Но императрица уже не слушала, заговорила с сестрой Ариной, потом с графом. Поднялись на следующий этаж, подошли к очередной палате. Это была маленькая комната, всего на две койки. Там лежали два тяжелых, с гнойными осложнениями. Дверь была приоткрыта. Главный врач хотел провести процессию мимо, но ее величество остановилась, улыбнулась и приложила палец к губам.
Из-за двери звучал сиплый детский голос:
Не удержать любви полета:
Она ни в чем не виновата!
Самоотверженно, как брата,
Любила лейтенанта флота.
А он скитается в пустыне —
Седого графа сын побочный,
Так начинается лубочный
Роман красавицы-графини.
Императрица опередила всех, открыла дверь и вошла.

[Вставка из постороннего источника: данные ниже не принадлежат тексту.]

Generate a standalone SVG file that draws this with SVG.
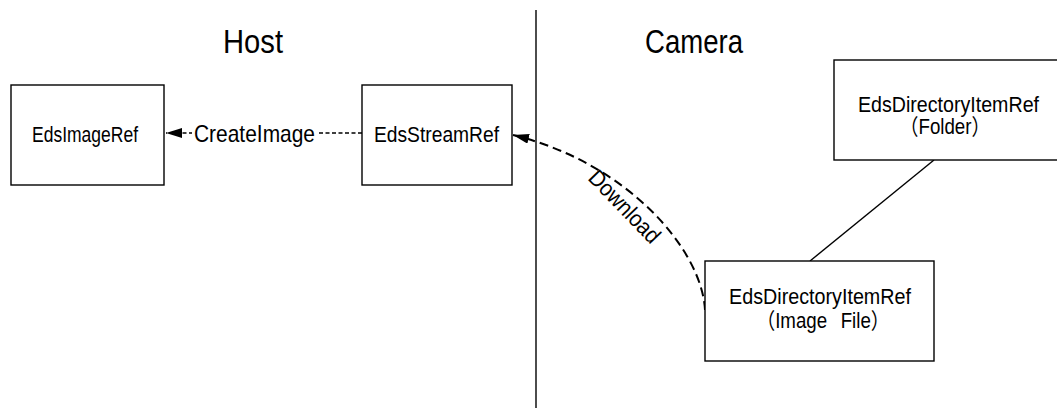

В узком пространстве между койками стоял Ося, седой, истощенный ребенок. На пергаментном лице горели огромные карие глаза. Тонкие, как ветки, руки взлетали, жестикулируя в такт стихам. На койках лежали раненые под капельницами, в бинтах. Увидев пожилую женщину в привычной для него форме сестры милосердия, Ося кивнул, улыбнулся и продолжил читать еще более выразительно:
И в исступленьи, как гитана,
Она заламывает руки.
Разлука. Бешеные звуки
Затравленного фортепьяно.
– Кто это? – панически грозным шепотом спросил граф.
– Это Мандельштам, – ответил Ося, – молодой поэт, пока не очень знаменитый, но лет через десять его узнает вся Россия, а через пятьдесят – весь мир, вот увидите. Он мой тезка, его тоже зовут Осип. И он тоже еврей, как я. Отличные стихи, правда?